Türkiye’nin terörde önemli başarılar elde ettiğini belirten Omay, “Ben Süleyman Soylu ile iki defa görüştüm, kendisini çok severim. Bakın bu konuda sürekli takip ederim. Süleyman Soylu dediğin zaman terörle mücadelede çığır açtı. Bizim şu anki terörle mücadelemiz 90’lı yıllara göre çok daha iyi. İHA’lar, SİHA’lar var. Şimdi terörle kim yürürse batmaya mahkumdur. Benim de özellikle terör kırmızı çizgimdir. Ülkenin en büyük sıkıntısı terördür. Bundan önce Selahattin Demirtaş eline
sazını aldı, iki barış dedi, ondan sonra hendek olayları patladı. Benim kırmızı çizgim HDP-PKK olduğu için bunlar hep aynılar. Bunlarla da kim yol yürürse batmaya da mahkumdur” diye konuştu.
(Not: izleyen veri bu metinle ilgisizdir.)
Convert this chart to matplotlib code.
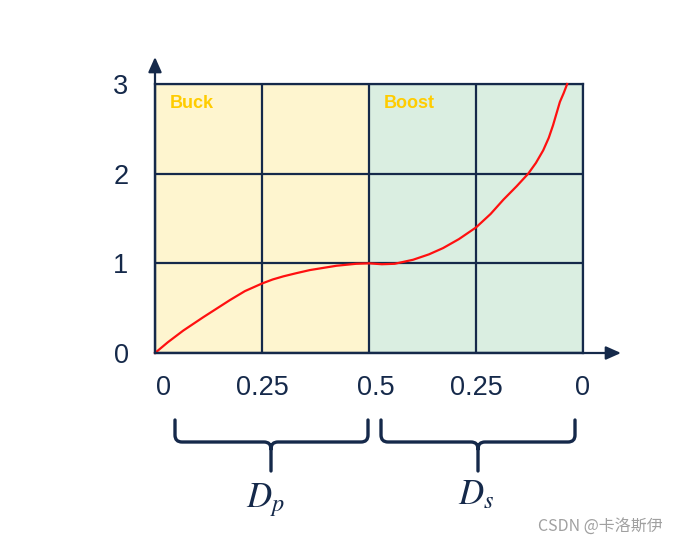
import matplotlib
matplotlib.use("Agg")
import matplotlib.pyplot as plt
from matplotlib.path import Path
from matplotlib.patches import PathPatch

# ---- data ----
duty_pos = [0, 0.03, 0.066, 0.113, 0.175, 0.21, 0.25, 0.275, 0.30, 0.33,
            0.362, 0.424, 0.47, 0.5, 0.53, 0.56, 0.603, 0.64, 0.673, 0.71,
            0.75, 0.784, 0.814, 0.845, 0.872, 0.89, 0.907, 0.92, 0.93,
            0.946, 0.955, 0.963]
gain = [0, 0.12, 0.25, 0.40, 0.59, 0.69, 0.775, 0.82, 0.855, 0.89,
        0.925, 0.973, 0.995, 1.0, 0.99, 0.995, 1.04, 1.10, 1.17, 1.27,
        1.40, 1.55, 1.71, 1.86, 2.0, 2.12, 2.26, 2.40, 2.54,
        2.80, 2.90, 3.0]
x_grid = [0, 0.25, 0.5, 0.75, 1.0]
x_tick_pos = [0.02, 0.25, 0.515, 0.75, 1.0]
x_tick_labels = ["0", "0.25", "0.5", "0.25", "0"]
y_ticks = [0, 1, 2, 3]
regions = ["Buck", "Boost"]

NAVY = "#15294A"
W, H = 689, 546
fig = plt.figure(figsize=(W / 100, H / 100), dpi=100)
plt.rcParams["mathtext.fontset"] = "stix"
ax = fig.add_axes([155 / W, 1 - 353 / H, 428 / W, 269 / H])
ax.set_xlim(0, 1)
ax.set_ylim(0, 3)
ax.axvspan(0, 0.5, color="#FEF5CF", zorder=0)
ax.axvspan(0.5, 1, color="#DAEEE1", zorder=0)
ax.set_xticks(x_grid)
ax.set_yticks(y_ticks)
ax.grid(True, color=NAVY, lw=1.6, zorder=1)
ax.set_axisbelow(False)
for s in ax.spines.values():
    s.set_color(NAVY)
    s.set_linewidth(1.6)
ax.tick_params(length=0, labelbottom=False)
ax.set_yticklabels([str(t) for t in y_ticks], fontsize=19.5, color=NAVY,
                   family="Liberation Sans")
ax.tick_params(axis="y", pad=19)
ax.plot(duty_pos, gain, color="#FF1010", lw=1.6, zorder=3, clip_on=False,
        solid_joinstyle="round")

ax.text(0.035, 2.78, regions[0], color="#FFCC00", fontsize=13,
        fontweight="bold", va="center", ha="left", family="Liberation Sans")
ax.text(0.535, 2.78, regions[1], color="#FFCC00", fontsize=13,
        fontweight="bold", va="center", ha="left", family="Liberation Sans")

# overlay in pixel coords for annotations
ov = fig.add_axes([0, 0, 1, 1], facecolor="none")
ov.set_xlim(0, W)
ov.set_ylim(H, 0)
ov.axis("off")

for xp, lab in zip(x_tick_pos, x_tick_labels):
    ov.text(155 + xp * 428, 388, lab, fontsize=19.5, color=NAVY,
            ha="center", va="center", family="Liberation Sans")

arrow_kw = dict(arrowstyle="-|>,head_length=0.45,head_width=0.2",
                color=NAVY, lw=1.6, mutation_scale=20, shrinkA=0, shrinkB=0)
ov.annotate("", xy=(621, 353), xytext=(155, 353), arrowprops=arrow_kw)
ov.annotate("", xy=(155, 57), xytext=(155, 353), arrowprops=arrow_kw)


def brace(x0, x1, xc, ytop=420, yh=442, ybot=471, r=7):
    verts = [(x0, ytop), (x0, yh - r), (x0, yh), (x0 + r, yh),
             (xc - r, yh), (xc, yh), (xc, yh + r), (xc, ybot),
             (x1, ytop), (x1, yh - r), (x1, yh), (x1 - r, yh),
             (xc + r, yh), (xc, yh), (xc, yh + r)]
    codes = [Path.MOVETO, Path.LINETO, Path.CURVE3, Path.CURVE3,
             Path.LINETO, Path.CURVE3, Path.CURVE3, Path.LINETO,
             Path.MOVETO, Path.LINETO, Path.CURVE3, Path.CURVE3,
             Path.LINETO, Path.CURVE3, Path.CURVE3]
    ov.add_patch(PathPatch(Path(verts, codes), fill=False, ec=NAVY, lw=2.4,
                           capstyle="round", joinstyle="round"))


brace(175, 368, 271)
brace(381, 575, 478)

ov.text(265, 500, r"$D_p$", fontsize=25, color=NAVY, ha="center", va="center")
ov.text(476, 494, r"$D_s$", fontsize=25, color=NAVY, ha="center", va="center")

ov.text(538, 526, "CSDN @卡洛斯伊", fontsize=11.5, color="#A0A0A0",
        ha="left", va="center", family=["Noto Sans CJK SC", "DejaVu Sans"])

fig.savefig("out.png", dpi=100)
“33 şehidimizin misli ile intikamını aldık ve almaya devam ediyoruz”
Her fırsatta 33 şehidin anıtını ziyaret eden Bingöl Şehit Aileleri Gazileri ve İnsan Hakları (BİŞHAK) Derneği Yönetim Kurulu Başkanı Vahap Baysal da, 33 şehidin kanının yerde kalmadığını söyledi. Baysal, “24 Mayıs 1993 yılında ben Genç Servi beldesinde köy korucusuydum. PKK terör örgütü Elazığ-Bingöl Karayolu’nun Anıttepe bölgesinde yolu keserek 33 kahramanımızı arabalardan indirerek şehit etti. Şehitlerimizin kanı hiçbir zaman yerde kalmadı. Devletimiz o kadar güçlendi ki, o kadar teknolojisi gelişti ki, PKK terör örgütlerini Kandil’de, Gabar’da, Cudi’de inlerine girerek etkisiz hale getirdi. Türkiye Cumhuriyeti güçlü bir devlettir. 33 şehidimizin misli ile intikamını aldık ve almaya devam ediyoruz” dedi.
33 şehidin isimleri ve memleketleri ise şöyle:
“Abdullah Kara-Antalya, Adem Zongur-Kırıkkale, Ahmet Apak-Denizli, Ahmet Aran-Manisa, Ali Arar-Konya, Aydın Kuzey-Çanakkale, Baki Umutlu-Denizli, Birol İrfan Askar-Afyonkarahisar, Cavit Yaman-Samsun, Ercan Çobanoğlu-Denizli, Erkan Kaçan-Konya, Hasan Gültutan-Hatay, Haydar Aslan-Trabzon, Hikmet Özdemir-Malatya, Hilmi Şahin-Konya, Hüseyin Çelik-Denizli, İbrahim Erten-Konya, İlyas Uyar-Konya, Mehmet Öztürk- Denizli, Mehmet Tura-Adana, Mevlüt Özkan-Konya, Murat Elibol-Çanakkale, Murat Menteş-Bolu, Musa Sarıgöz-Osmaniye, Mustafa Koçanoğlu-Denizli, Mustafa Yılmaz-Konya, Nihat Odabaşı-Kastamonu, Ramazan Akkaya-Kastamonu, Selahattin Aysan-Isparta, Şenol Cansız-Samsun, Şeref Tay-Denizli, Uğur Bozacı-İstanbul, Ünal Kalafat-İstanbul.”